**What you need to do**
Where the data below has the string "with", return the whole line.

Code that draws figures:
* * * * * * * * *

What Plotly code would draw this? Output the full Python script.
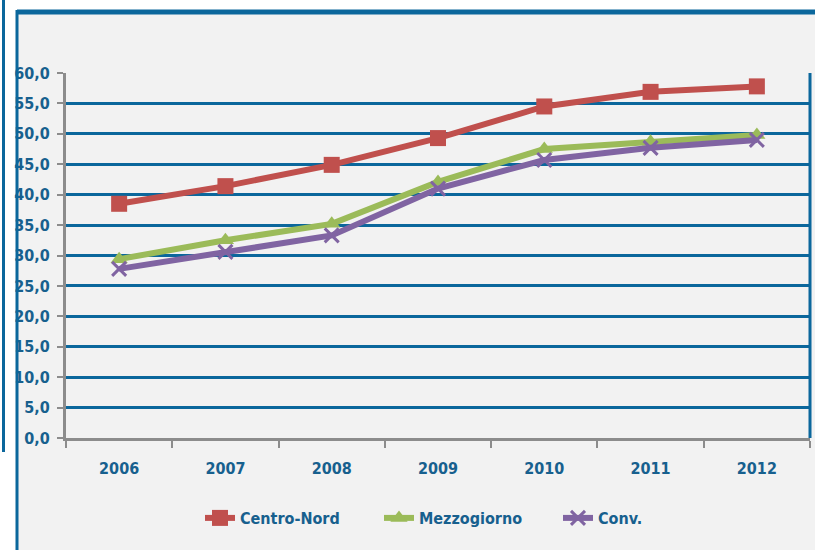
import plotly.graph_objects as go

years = ["2006", "2007", "2008", "2009", "2010", "2011", "2012"]
centro_nord = [38.5, 41.4, 44.9, 49.3, 54.5, 56.9, 57.8]
mezzogiorno = [29.4, 32.5, 35.2, 42.1, 47.5, 48.7, 49.8]
conv = [27.8, 30.6, 33.3, 41.0, 45.7, 47.7, 49.0]
y_ticks = [0, 5, 10, 15, 20, 25, 30, 35, 40, 45, 50, 55, 60]
y_tick_labels = ["0,0", "5,0", "10,0", "15,0", "20,0", "25,0", "30,0",
                 "35,0", "40,0", "45,0", "50,0", "55,0", "60,0"]

W, H = 815, 550
L, R, T, B = 66, 810, 73, 438
TXT = "#17608e"
BLUE = "#0b679c"
GRAY = "#8c8c8c"
FONT = "DejaVu Sans Condensed, Liberation Sans Narrow, sans-serif"


def px(x):
    return (x - L) / (R - L)


def py(y):
    return (B - y) / (B - T)


fig = go.Figure()
fig.add_trace(go.Scatter(
    x=years, y=centro_nord, name="Centro-Nord", mode="lines+markers",
    line=dict(color="#c0504d", width=6),
    marker=dict(symbol="square", size=16, color="#c0504d")))
fig.add_trace(go.Scatter(
    x=years, y=mezzogiorno, name="Mezzogiorno", mode="lines+markers",
    line=dict(color="#9bbb59", width=6),
    marker=dict(symbol="triangle-up", size=15, color="#9bbb59")))
fig.add_trace(go.Scatter(
    x=years, y=conv, name="Conv.", mode="lines+markers",
    line=dict(color="#8064a2", width=6),
    marker=dict(symbol="x-thin", size=14, color="#8064a2",
                line=dict(color="#8064a2", width=3))))

shapes = [
    dict(type="rect", xref="paper", yref="paper", x0=px(17), x1=px(820),
         y0=py(12), y1=py(560), fillcolor="#f2f2f2", line=dict(width=0),
         layer="below"),
    dict(type="line", xref="paper", yref="paper", x0=px(17), x1=px(820),
         y0=py(12), y1=py(12), line=dict(color=BLUE, width=5)),
    dict(type="line", xref="paper", yref="paper", x0=px(17), x1=px(17),
         y0=py(10), y1=py(560), line=dict(color=BLUE, width=3)),
    dict(type="line", xref="paper", yref="paper", x0=px(3.5), x1=px(3.5),
         y0=py(-5), y1=py(452), line=dict(color=BLUE, width=3)),
    dict(type="line", xref="paper", yref="paper", x0=1, x1=1,
         y0=0, y1=1, line=dict(color=BLUE, width=3)),
]

fig.update_layout(
    width=W, height=H,
    margin=dict(l=L, r=W - R, t=T, b=H - B),
    paper_bgcolor="white",
    plot_bgcolor="#f2f2f2",
    font=dict(family=FONT, size=16, color=TXT),
    showlegend=True,
    legend=dict(orientation="h", x=px(200), xanchor="left",
                y=py(518), yanchor="middle",
                font=dict(family=FONT, size=16, color=TXT, weight="bold"),
                bgcolor="rgba(0,0,0,0)", entrywidth=134,
                itemwidth=30, tracegroupgap=0),
    shapes=shapes,
    xaxis=dict(
        type="category", range=[-0.5, 6.5], tickson="boundaries",
        showline=True, linecolor=GRAY, linewidth=3,
        ticks="outside", ticklen=7, tickwidth=2, tickcolor=GRAY,
        showgrid=False, ticklabelstandoff=14,
        tickfont=dict(family=FONT, size=16, color=TXT, weight="bold"),
        fixedrange=True),
    yaxis=dict(
        range=[0, 60], tickvals=y_ticks, ticktext=y_tick_labels,
        showline=True, linecolor=GRAY, linewidth=3,
        ticks="outside", ticklen=6, tickwidth=2, tickcolor=GRAY,
        showgrid=True, gridcolor=BLUE, gridwidth=3, zeroline=False,
        ticklabelstandoff=4,
        tickfont=dict(family=FONT, size=16, color=TXT, weight="bold"),
        fixedrange=True),
)

fig.write_html("out.html",
               config={"displayModeBar": False},
               post_script="document.body.style.margin='0px';"
                           "document.body.style.overflow='hidden';")
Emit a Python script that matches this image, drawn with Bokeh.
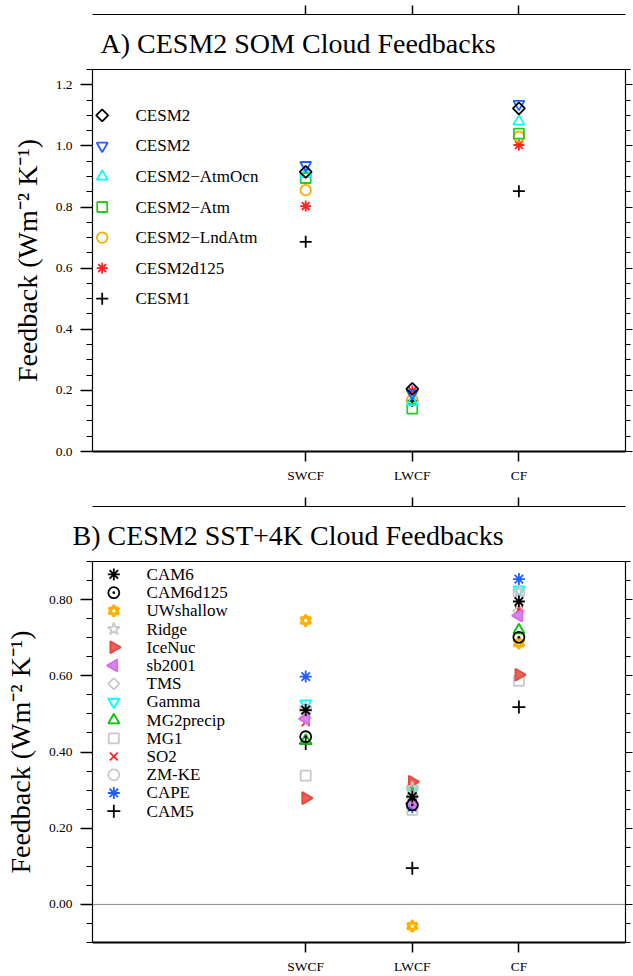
import math
from bokeh.plotting import figure
from bokeh.models import (LinearAxis, FixedTicker, Range1d, Span, NumeralTickFormatter,
                          CustomJSTickFormatter, Title)
from bokeh.core.properties import value
from bokeh.layouts import column
from bokeh.embed import file_html
from bokeh.resources import INLINE

FONT = "Liberation Serif"

categories = ["SWCF", "LWCF", "CF"]

# ---- Panel A: CESM2 SOM cloud feedbacks (SWCF, LWCF, CF) ----
som_labels = ["CESM2", "CESM2", "CESM2−AtmOcn", "CESM2−Atm", "CESM2−LndAtm", "CESM2d125", "CESM1"]
som_cesm2 = [0.915, 0.205, 1.123]
som_cesm2_b = [0.937, 0.190, 1.137]
som_atmocn = [0.908, 0.162, 1.080]
som_atm = [0.895, 0.140, 1.040]
som_lndatm = [0.855, 0.169, 1.030]
som_cesm2d125 = [0.803, 0.198, 1.003]
som_cesm1 = [0.686, 0.166, 0.852]
som_values = [som_cesm2, som_cesm2_b, som_atmocn, som_atm, som_lndatm, som_cesm2d125, som_cesm1]
som_ticks = [0.0, 0.2, 0.4, 0.6, 0.8, 1.0, 1.2]

# ---- Panel B: CESM2 SST+4K cloud feedbacks (SWCF, LWCF, CF) ----
sst_labels = ["CAM6", "CAM6d125", "UWshallow", "Ridge", "IceNuc", "sb2001", "TMS",
              "Gamma", "MG2precip", "MG1", "SO2", "ZM-KE", "CAPE", "CAM5"]
sst_cam6 = [0.510, 0.283, 0.795]
sst_cam6d125 = [0.440, 0.261, 0.701]
sst_uwshallow = [0.745, -0.057, 0.686]
sst_ridge = [0.515, 0.305, 0.820]
sst_icenuc = [0.279, 0.322, 0.603]
sst_sb2001 = [0.487, 0.265, 0.758]
sst_tms = [0.490, 0.280, 0.770]
sst_gamma = [0.527, 0.300, 0.826]
sst_mg2precip = [0.430, 0.290, 0.720]
sst_mg1 = [0.338, 0.248, 0.587]
sst_so2 = [0.478, 0.295, 0.773]
sst_zmke = [0.510, 0.305, 0.815]
sst_cape = [0.598, 0.255, 0.854]
sst_cam5 = [0.422, 0.095, 0.518]
sst_values = [sst_cam6, sst_cam6d125, sst_uwshallow, sst_ridge, sst_icenuc, sst_sb2001, sst_tms,
              sst_gamma, sst_mg2precip, sst_mg1, sst_so2, sst_zmke, sst_cape, sst_cam5]
sst_ticks = [0.0, 0.2, 0.4, 0.6, 0.8]

BLUE = "#1E60FF"
GRAY = "#C8C8C8"
som_styles = [
    dict(markers=["square"], color="black", fill=None, size=8.5, angle=math.pi / 4),
    dict(markers=["inverted_triangle"], color=BLUE, fill=None, size=11),
    dict(markers=["triangle"], color="#00FFFF", fill=None, size=11),
    dict(markers=["square"], color="#22CC22", fill=None, size=10),
    dict(markers=["circle"], color="#FFAA00", fill=None, size=10.5),
    dict(markers=["asterisk"], color="#FF2020", fill=None, size=11),
    dict(markers=["cross"], color="black", fill=None, size=12),
]
sst_styles = [
    dict(markers=["asterisk"], color="black", fill=None, size=12),
    dict(markers=["circle_dot"], color="black", fill=None, size=11),
    dict(markers=["triangle", "inverted_triangle"], color="#FFB000", fill=None, size=10, lw=2.6),
    dict(markers=["star"], color=GRAY, fill=None, size=13),
    dict(markers=["triangle"], color="#E5483C", fill="#E8605A", size=12, angle=-math.pi / 2),
    dict(markers=["triangle"], color="#D46BEA", fill="#D884EE", size=12, angle=math.pi / 2),
    dict(markers=["square"], color=GRAY, fill=None, size=8, angle=math.pi / 4),
    dict(markers=["inverted_triangle"], color="#00FFFF", fill=None, size=11),
    dict(markers=["triangle"], color="#00C800", fill=None, size=11),
    dict(markers=["square"], color=GRAY, fill=None, size=10),
    dict(markers=["x"], color="#FF2020", fill=None, size=11),
    dict(markers=["circle"], color=GRAY, fill=None, size=11),
    dict(markers=["asterisk"], color=BLUE, fill=None, size=12),
    dict(markers=["cross"], color="black", fill=None, size=13),
]

xpos = [i + 1 for i in range(len(categories))]


def make_panel(title, title_offset, height, top, bottom, ticks, fmt, ymin, ymax,
               labels, values, styles, leg, zero_line):
    p = figure(width=633, height=height, output_backend="svg", toolbar_location=None,
               x_range=Range1d(-1, 4), y_range=Range1d(ymin, ymax), title_location=None,
               min_border_left=92, min_border_right=8, min_border_top=top,
               min_border_bottom=bottom)
    p.xgrid.visible = False
    p.ygrid.visible = False
    p.outline_line_color = "black"
    p.outline_line_width = 1.2
    p.background_fill_color = "white"
    p.border_fill_color = "white"

    minor = []
    k = 0
    while True:
        v = round(ymin + k * 0.05, 4)
        if v > ymax + 1e-9:
            break
        if all(abs(v - t) > 1e-6 for t in ticks):
            minor.append(v)
        k += 1

    # x axis
    xa = p.xaxis[0]
    xa.ticker = FixedTicker(ticks=xpos, minor_ticks=[])
    xa.major_label_overrides = {x: c for x, c in zip(xpos, categories)}
    xa.major_label_text_font = FONT
    xa.major_label_text_font_size = "13.5px"
    xa.major_label_text_color = "black"
    xa.major_tick_in = 0
    xa.major_tick_out = 10
    xa.major_label_standoff = 6
    xa.axis_line_width = 2
    xa.major_tick_line_width = 1.5

    # y axis
    ya = p.yaxis[0]
    ya.ticker = FixedTicker(ticks=ticks, minor_ticks=minor)
    ya.formatter = NumeralTickFormatter(format=fmt)
    ya.major_label_text_font = FONT
    ya.major_label_text_font_size = "13.5px"
    ya.major_label_text_color = "black"
    ya.major_tick_in = 0
    ya.major_tick_out = 12
    ya.minor_tick_in = 0
    ya.minor_tick_out = 6
    ya.major_label_standoff = 8
    ya.axis_label = "Feedback (Wm⁻² K⁻¹)"
    ya.axis_label_text_font = FONT
    ya.axis_label_text_font_size = "28px"
    ya.axis_label_text_font_style = "normal"
    ya.axis_label_text_color = "black"
    ya.axis_label_standoff = 10
    ya.major_tick_line_width = 1.5

    blank = CustomJSTickFormatter(code="return ''")
    # right axis: tick marks only
    ra = LinearAxis(ticker=FixedTicker(ticks=ticks, minor_ticks=minor), formatter=blank,
                    major_label_text_font_size="1px",
                    major_tick_in=0, major_tick_out=7,
                    minor_tick_in=0, minor_tick_out=5, major_label_standoff=0)
    p.add_layout(ra, "right")
    # title first, then the top tick axis, so the ticks sit against the frame
    t = Title(text=title, text_font=FONT, text_font_size="28px", text_font_style="normal",
              text_color="black", align="left", offset=title_offset, standoff=22)
    p.add_layout(t, "above")
    ta = LinearAxis(ticker=FixedTicker(ticks=xpos, minor_ticks=[]), formatter=blank,
                    major_label_text_font_size="1px",
                    major_tick_in=0, major_tick_out=9,
                    minor_tick_in=0, minor_tick_out=0, major_label_standoff=0,
                    major_tick_line_width=1.5)
    p.add_layout(ta, "above")

    if zero_line:
        p.add_layout(Span(location=0, dimension="width", line_color="#888888", line_width=1))

    # data markers (drawn last-to-first so the first series lies on top)
    for i in reversed(range(len(labels))):
        st = styles[i]
        for m in st["markers"]:
            p.scatter(x=xpos, y=values[i], marker=m, size=st["size"],
                      line_color=st["color"], fill_color=st["fill"],
                      line_width=st.get("lw", 1.8), angle=st.get("angle", 0))

    # key: one row per series, laid out from the top of the key downwards
    mx, tx, y0, dy = leg
    n = len(labels)
    rows = [y0 - dy * j for j in range(n)]
    for j in range(n):
        st = styles[j]
        for m in st["markers"]:
            p.scatter(x=[mx], y=[rows[j]], marker=m, size=st["size"],
                      line_color=st["color"], fill_color=st["fill"],
                      line_width=st.get("lw", 1.8), angle=st.get("angle", 0))
    p.text(x=[tx] * n, y=rows, text=labels, text_font=value(FONT), text_font_size="17px",
           text_baseline="middle", text_align="left", text_color="black")
    return p


pa = make_panel("A) CESM2 SOM Cloud Feedbacks", 8, 490, 69, 39, som_ticks, "0.0", 0.0, 1.25,
                som_labels, som_values, som_styles, (-0.909, -0.597, 1.1, 0.1), False)
pb = make_panel("B) CESM2 SST+4K Cloud Feedbacks", -20, 486, 71, 33, sst_ticks, "0.00", -0.1, 0.9,
                sst_labels, sst_values, sst_styles, (-0.80, -0.493, 0.866, 0.0478), True)

layout = column(pa, pb, spacing=0)
open("out.html", "w").write(file_html(layout, INLINE))
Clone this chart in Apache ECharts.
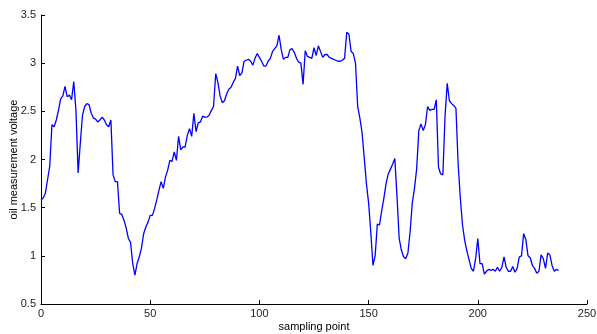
<!DOCTYPE html>
<html>
<head>
<meta charset="utf-8">
<script src="https://cdn.jsdelivr.net/npm/echarts@6/dist/echarts.min.js"></script>
<style>
html,body{margin:0;padding:0;background:#fff;}
#c{width:597px;height:334px;}
</style>
</head>
<body>
<div id="c"></div>
<script>
var xTicks = [0, 50, 100, 150, 200, 250];
var yTicks = [0.5, 1, 1.5, 2, 2.5, 3, 3.5];
var voltage = [
1.58,1.60,1.65,1.79,1.93,2.36,2.34,2.41,2.51,2.63,
2.66,2.76,2.65,2.67,2.62,2.81,2.51,1.86,2.17,2.46,
2.55,2.58,2.57,2.48,2.43,2.42,2.39,2.41,2.44,2.41,
2.36,2.34,2.41,1.84,1.77,1.77,1.44,1.43,1.37,1.29,
1.18,1.14,0.92,0.80,0.92,0.99,1.08,1.23,1.30,1.35,
1.42,1.42,1.49,1.58,1.68,1.77,1.70,1.82,1.89,1.99,
1.98,2.08,1.99,2.24,2.10,2.13,2.13,2.25,2.32,2.24,
2.48,2.29,2.38,2.39,2.45,2.44,2.44,2.46,2.51,2.55,
2.89,2.80,2.66,2.59,2.61,2.68,2.73,2.75,2.80,2.84,
2.97,2.87,2.90,3.02,3.03,3.04,3.02,2.98,3.05,3.10,
3.06,3.02,2.97,2.97,3.02,3.05,3.12,3.15,3.18,3.29,
3.14,3.04,3.06,3.06,3.14,3.15,3.11,3.05,3.01,3.00,
2.78,3.13,3.07,3.06,3.05,3.16,3.08,3.18,3.12,3.06,
3.09,3.09,3.06,3.05,3.04,3.03,3.02,3.02,3.03,3.05,
3.32,3.30,3.12,3.10,3.00,2.55,2.43,2.28,2.02,1.75,
1.55,1.25,0.90,1.00,1.33,1.32,1.47,1.60,1.75,1.85,
1.90,1.95,2.01,1.62,1.18,1.06,0.99,0.97,1.03,1.25,
1.55,1.70,1.90,2.30,2.37,2.30,2.36,2.55,2.51,2.52,
2.52,2.62,1.92,1.85,1.84,2.45,2.79,2.61,2.58,2.56,
2.53,1.95,1.60,1.32,1.16,1.05,0.96,0.87,0.84,0.97,
1.18,0.92,0.92,0.81,0.84,0.86,0.85,0.86,0.84,0.88,
0.84,0.88,0.99,0.88,0.84,0.84,0.89,0.83,0.87,0.99,
1.00,1.23,1.17,1.00,0.98,0.90,0.87,0.82,0.84,1.01,
0.97,0.87,1.03,1.01,0.90,0.84,0.86,0.85
];
var points = voltage.map(function(v, i){ return [i, v]; });

var chart = echarts.init(document.getElementById('c'), null, {renderer:'canvas'});
var font = 'Liberation Sans, Arial, sans-serif';
chart.setOption({
  animation: false,
  backgroundColor: '#fff',
  grid: {left: 41, right: 10, top: 15, bottom: 30, containLabel: false, outerBoundsMode: 'none'},
  xAxis: {
    type: 'value',
    min: xTicks[0], max: xTicks[xTicks.length-1], interval: 50,
    name: 'sampling point', nameLocation: 'middle', nameGap: 17, nameMoveOverlap: false,
    nameTextStyle: {color: '#000', fontSize: 11, fontFamily: font},
    axisLine: {show: true, lineStyle: {color: '#000', width: 1}},
    axisTick: {show: true, inside: true, length: 4, lineStyle: {color: '#000'}},
    axisLabel: {color: '#222', fontSize: 11, fontFamily: font, margin: 4},
    splitLine: {show: false}
  },
  yAxis: {
    type: 'value',
    min: yTicks[0], max: yTicks[yTicks.length-1], interval: 0.5,
    name: 'oil measurement voltage', nameLocation: 'middle', nameGap: 22, nameMoveOverlap: false,
    nameTextStyle: {color: '#000', fontSize: 11, fontFamily: font},
    axisLine: {show: true, lineStyle: {color: '#000', width: 1}},
    axisTick: {show: true, inside: true, length: 4, lineStyle: {color: '#000'}},
    axisLabel: {color: '#222', fontSize: 11, fontFamily: font, margin: 5},
    splitLine: {show: false}
  },
  series: [{
    type: 'line',
    data: points,
    showSymbol: false,
    symbol: 'none',
    lineStyle: {color: '#0000ff', width: 1.3},
    itemStyle: {color: '#0000ff'}
  }]
});
</script>
</body>
</html>
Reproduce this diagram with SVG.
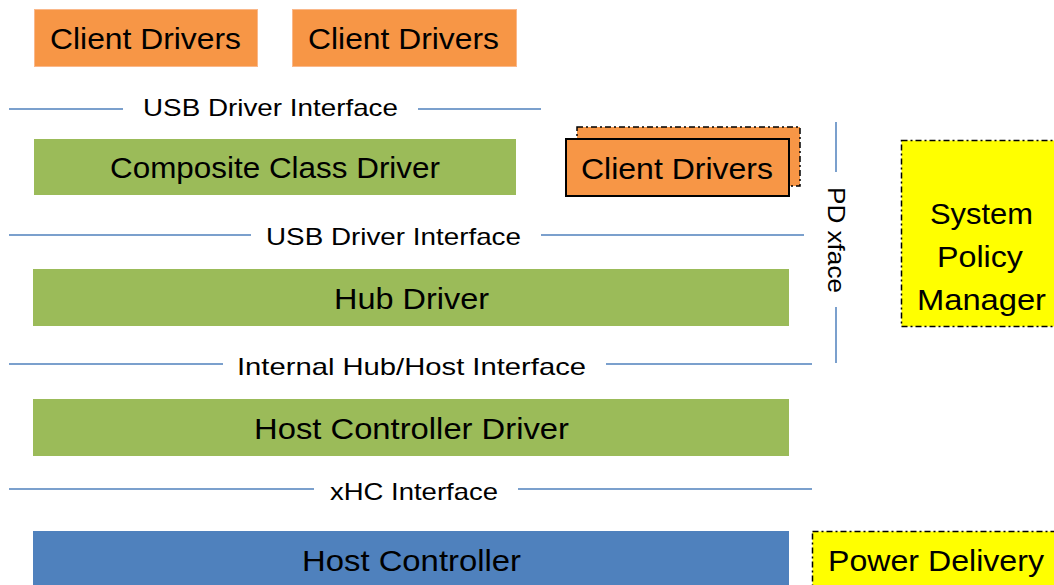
<svg xmlns="http://www.w3.org/2000/svg" width="1054" height="585" viewBox="0 0 1054 585">
<style>
.lbl{font-family:"Liberation Sans",Arial,sans-serif;font-size:30px;fill:#000;text-anchor:middle}
.ifl{font-family:"Liberation Sans",Arial,sans-serif;font-size:24px;fill:#000;text-anchor:middle}
.or{fill:#F79646;stroke:#FAB88A;stroke-width:1}
.gr{fill:#9BBB59}
.bl{fill:#4F81BD}
.ye{fill:#FFFF00;stroke:#000;stroke-width:1.5;stroke-dasharray:6 3 2 3}
.ln{stroke:#4F81BD;stroke-width:1.5;fill:none}
</style>
<rect width="1054" height="585" fill="#fff"/>
<g id="connectors">
<line class="ln" x1="9" y1="109" x2="123" y2="109"/>
<line class="ln" x1="418" y1="109" x2="541" y2="109"/>
<line class="ln" x1="9" y1="235" x2="251" y2="235"/>
<line class="ln" x1="541" y1="235" x2="804" y2="235"/>
<line class="ln" x1="9" y1="364" x2="223" y2="364"/>
<line class="ln" x1="606" y1="364" x2="812" y2="364"/>
<line class="ln" x1="9" y1="489" x2="314" y2="489"/>
<line class="ln" x1="518" y1="489" x2="812" y2="489"/>
<line class="ln" x1="836" y1="122" x2="836" y2="172"/>
<line class="ln" x1="836" y1="307" x2="836" y2="363"/>
</g>
<g id="labels">
<text class="ifl" x="270.5" y="116" textLength="255" lengthAdjust="spacingAndGlyphs">USB Driver Interface</text>
<text class="ifl" x="393.5" y="245" textLength="255" lengthAdjust="spacingAndGlyphs">USB Driver Interface</text>
<text class="ifl" x="411.5" y="375" textLength="349" lengthAdjust="spacingAndGlyphs">Internal Hub/Host Interface</text>
<text class="ifl" x="414" y="500" textLength="168" lengthAdjust="spacingAndGlyphs">xHC Interface</text>
<text class="ifl" transform="translate(828 240) rotate(90)" x="0" y="0" textLength="106" lengthAdjust="spacingAndGlyphs">PD xface</text>
</g>
<g id="client1">
<rect class="or" x="34.5" y="9.5" width="223" height="57"/>
<text class="lbl" x="145.5" y="49" textLength="191" lengthAdjust="spacingAndGlyphs">Client Drivers</text>
</g>
<g id="client2">
<rect class="or" x="292.5" y="9.5" width="224" height="57"/>
<text class="lbl" x="403.5" y="49" textLength="191" lengthAdjust="spacingAndGlyphs">Client Drivers</text>
</g>
<g id="composite">
<rect class="gr" x="34" y="139" width="482" height="56"/>
<text class="lbl" x="275" y="178" textLength="330" lengthAdjust="spacingAndGlyphs">Composite Class Driver</text>
</g>
<g id="client3">
<rect x="577" y="127" width="223" height="59" fill="#F79646" stroke="#000" stroke-width="1.5" stroke-dasharray="6 3 2 3"/>
<rect x="566" y="139" width="223" height="57" fill="#F79646" stroke="#000" stroke-width="2"/>
<text class="lbl" x="677" y="179" textLength="192" lengthAdjust="spacingAndGlyphs">Client Drivers</text>
</g>
<g id="hub">
<rect class="gr" x="33" y="269" width="756" height="57"/>
<text class="lbl" x="411.5" y="309" textLength="155" lengthAdjust="spacingAndGlyphs">Hub Driver</text>
</g>
<g id="hcd">
<rect class="gr" x="33" y="399" width="756" height="57"/>
<text class="lbl" x="411.5" y="439" textLength="315" lengthAdjust="spacingAndGlyphs">Host Controller Driver</text>
</g>
<g id="hc">
<rect class="bl" x="33" y="531" width="756" height="60"/>
<text class="lbl" x="411.5" y="571" textLength="219" lengthAdjust="spacingAndGlyphs">Host Controller</text>
</g>
<g id="spm">
<rect class="ye" x="901.5" y="140.5" width="155" height="186"/>
<text class="lbl" x="981.5" y="224" textLength="103" lengthAdjust="spacingAndGlyphs">System</text>
<text class="lbl" x="980" y="267" textLength="86" lengthAdjust="spacingAndGlyphs">Policy</text>
<text class="lbl" x="981.5" y="310" textLength="129" lengthAdjust="spacingAndGlyphs">Manager</text>
</g>
<g id="pd">
<rect class="ye" x="812.5" y="531.5" width="245" height="60"/>
<text class="lbl" x="936" y="571" textLength="216" lengthAdjust="spacingAndGlyphs">Power Delivery</text>
</g>
</svg>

* * * * * * * * *

**Expected answer**
Emit a Python script that matches this image, drawn with Bokeh.
Reproduce this diagram with SVG.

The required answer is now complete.